Saturday 6th January 2018
quotequote all
paulguitar said:
I think the whole USA is being humiliated day in day out by having him as president. But if they re-elect him in 2020, frankly they deserve to be ridiculed and laughed at by the rest of the world.
Do you think they care?
I really dont thing Trump will want a second shot and I wasnt sure about him making the full term but if this thread is a mirror image across America he wll make it easily.

rscott

14,802 posts

192 months

Saturday 6th January 2018
quotequote all
AreOut said:
The Hypno-Toad said:
I'm sorry but with this and the other latest tweet, the blokes clearly gone completely hatstand. This needs to end. Now.
why? It's funny as hell smile
It's funny, but what's happening to the agencies responsible for actually running the country isn't. Far too many of them don't have senior personnel, for example.

Edited by rscott on Saturday 6th January 17:42

djc206

12,422 posts

126 months

Saturday 6th January 2018
quotequote all
Looket said:
I hate to be the one to interrupt your group therapy session, but for supposedly intelligent chaps you lot seem easily distracted.

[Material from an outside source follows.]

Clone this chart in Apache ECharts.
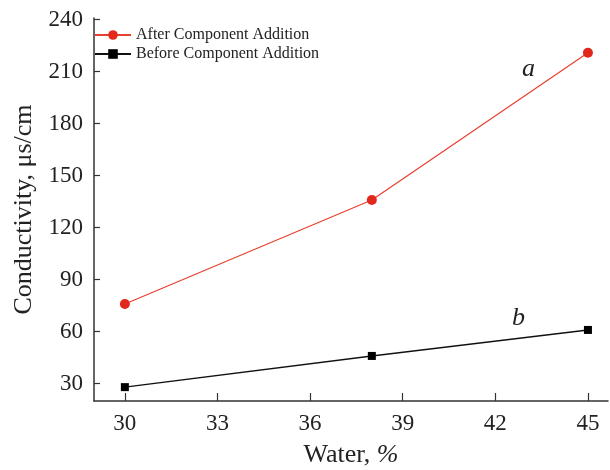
<!DOCTYPE html>
<html><head><meta charset="utf-8">
<script src="https://cdn.jsdelivr.net/npm/echarts@6/dist/echarts.min.js"></script>
<style>html,body{margin:0;padding:0;background:#fff}#c{width:610px;height:470px}</style>
</head><body><div id="c"></div>
<script>
const water = [30, 38, 45];
const afterAddition = [76, 136, 221];
const beforeAddition = [28, 46, 61];
const xTicks = [30, 33, 36, 39, 42, 45];
const yTicks = [30, 60, 90, 120, 150, 180, 210, 240];
const seriesNames = ['After Component Addition', 'Before Component Addition'];

const font = 'Liberation Serif';
const chart = echarts.init(document.getElementById('c'), null, {renderer: 'canvas'});
chart.setOption({
  animation: false,
  backgroundColor: '#fff',
  textStyle: {fontFamily: font},
  grid: {left: 94, right: 2, top: 18, bottom: 69, containLabel: false, outerBoundsMode: 'none'},
  legend: {
    orient: 'vertical', left: 94, top: 27, padding: 0, itemGap: 3, itemWidth: 36, itemHeight: 12,
    textStyle: {fontFamily: font, fontSize: 16, lineHeight: 12, color: '#222'},
    data: seriesNames
  },
  xAxis: {
    type: 'value', min: 29, max: 45.65,
    name: 'Water, {i|%}', nameLocation: 'middle', nameGap: 41,
    nameTextStyle: {fontFamily: font, fontSize: 26, color: '#222', rich: {i: {fontFamily: font, fontStyle: 'italic', fontSize: 26, color: '#222'}}},
    axisLine: {show: true, lineStyle: {color: '#333', width: 1.5}},
    axisTick: {show: true, inside: true, length: 8, customValues: xTicks, lineStyle: {color: '#333', width: 1.2}},
    axisLabel: {customValues: xTicks, fontFamily: font, fontSize: 23, color: '#222', margin: 11},
    splitLine: {show: false}
  },
  yAxis: {
    type: 'value', min: 20, max: 241,
    name: 'Conductivity, μs/cm', nameLocation: 'middle', nameGap: 57,
    nameTextStyle: {fontFamily: font, fontSize: 26, color: '#222'},
    axisLine: {show: true, lineStyle: {color: '#333', width: 1.5}},
    axisTick: {show: true, inside: true, length: 6, customValues: yTicks, lineStyle: {color: '#333', width: 1.2}},
    axisLabel: {customValues: yTicks, fontFamily: font, fontSize: 23, color: '#222', margin: 11},
    splitLine: {show: false}
  },
  series: [
    {
      name: seriesNames[0], type: 'line',
      data: water.map((x, i) => [x, afterAddition[i]]),
      symbol: 'circle', symbolSize: 10,
      itemStyle: {color: '#e3281b'}, lineStyle: {color: '#e8402f', width: 1.2}
    },
    {
      name: seriesNames[1], type: 'line',
      data: water.map((x, i) => [x, beforeAddition[i]]),
      symbol: 'rect', symbolSize: 8,
      itemStyle: {color: '#000'}, lineStyle: {color: '#111', width: 1.4}
    }
  ],
  graphic: [
    {type: 'text', left: 522, top: 56, style: {text: 'a', font: 'italic 26px "Liberation Serif"', fill: '#222'}},
    {type: 'text', left: 512, top: 305, style: {text: 'b', font: 'italic 26px "Liberation Serif"', fill: '#222'}}
  ]
});
</script></body></html>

While his supporters are laughing at his latest Twitter antics, your camp is lapping it up as gospel in true Machiavellian fashion. Underestimate the man at your own peril.
You seem to think he’s being smart. His actions and words over the last 2 years have demonstrated that the man suffers from a severe personality disorder and a very low level of intelligence. He’s certainly not capably of cunning or humour.

Regardless, to overestimate his intelligence and thereby underestimate his capacity to cause real harm you are the one in a more perilous position. If we are indeed underestimating him at least we won’t be surprised when he does something monumentally stupid to go along with the monumentally stupid things he’s already said.

Funkycoldribena

7,379 posts

155 months

Saturday 6th January 2018
quotequote all
rscott said:
. Fat too many of them.
Cant argue with that.

jmorgan

36,010 posts

285 months

Saturday 6th January 2018
quotequote all
Funkycoldribena said:
Do you think they care?
I really don't thing Trump will want a second shot and I wasnt sure about him making the full term but if this thread is a mirror image across America he wll make it easily.
His ego will not let him think of one, he must out do Obama, or equal.